Does that mean you're stuck having an account manager who personally handles each client?
  Or can you use Email Marketing and take advantages of scale of one-to-many to support your business?

I think you still can.

Part of it may be automations and triggers that support activities the customer performs.

I came to your site and downloaded a white paper. Give me a three-part treatment with additional case studies and an offer to connect me with another customer.

I just signed a contract - tell me what’s next, describe the roles and introduce the people I’ll be working with and how to get support

For a more ad hoc approach, it’s probably the education aspects:
- new features on your platform
- new opportunities (being careful to avoid feeling like you’re just selling)
- spotlights on customers and how you solved a problem for them (case studies)
- best practices
- industry news (not necessarily specific to you)

Today, the lines are really blurring between B2C and B2B.
 I personally have a B with one employee (me) and I’m also the employee of a Fortune 500 company that generates over $5 billion a year in revenue.
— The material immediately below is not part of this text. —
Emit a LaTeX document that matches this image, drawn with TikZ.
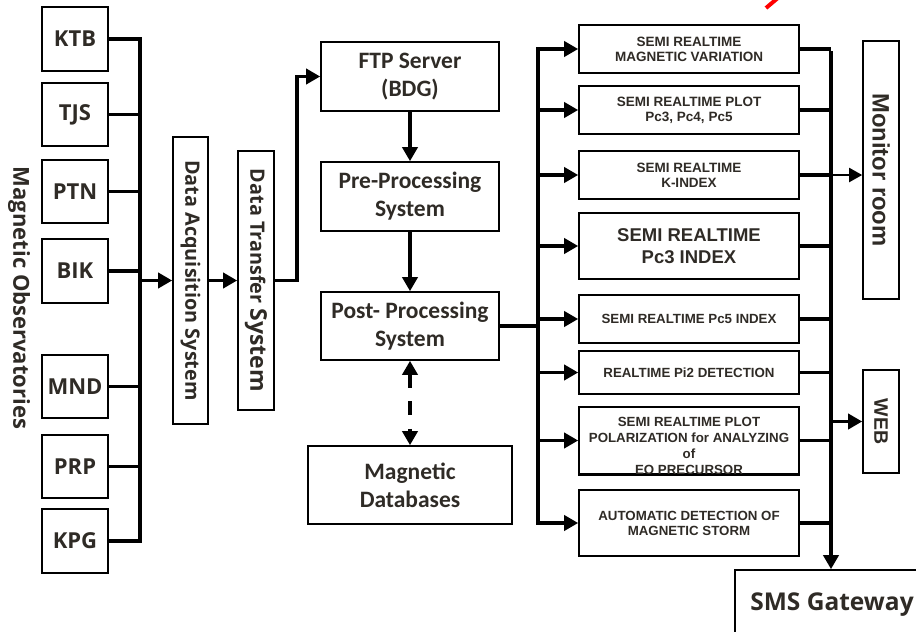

And yet most B2B emails and postal mail I receive is impersonal and easy to discard, even when I’m a warm lead. 

Or, to put it another way - there are companies who want to book all their travel online without ever dealing with humans and there are families who want to deal with a person who can assure they’re going to have a good trip and if they run into trouble they’ll have someone they can call.  It's good to identify an audience segment. Just make sure you make the time to actually get to know them.
Everyone reading an email is a human.
Everyone reading an email is a human.  Think of your own inbox.  What do you want? Emails that are helpful, emails that encourage, emails that educate.  Emails that reinforce good decisions you’ve already made, emails that help you solve a problem you have. Emails from people or companies that align with your own self-image or represent things you aspire to. Emails that have a clear answer to “What’s In It For Me?”

What don’t you want? Selfish emails that seem to do more for the sender than they do for you. Emails from people or companies that don’t seem to get you or care who you are. Emails that seem disconnected or suggest a split-personality or that clearly have a short-term objective that’s at odds with your objectives.
B2C and B2B are really H2H
So really, in the end, B2C and B2B are really H2H. What you send today is influenced by what you sent last week and will impact the rates of engagement for the email you send next week and will be tinted by the other items around it in your subscriber's inbox.  Be honest, engaging, consistent and always asking “What’s in it for the subscriber who will receive this?” Make it something they open before all the other items in their inbox. (Or at the very minimum, make it something they will open.)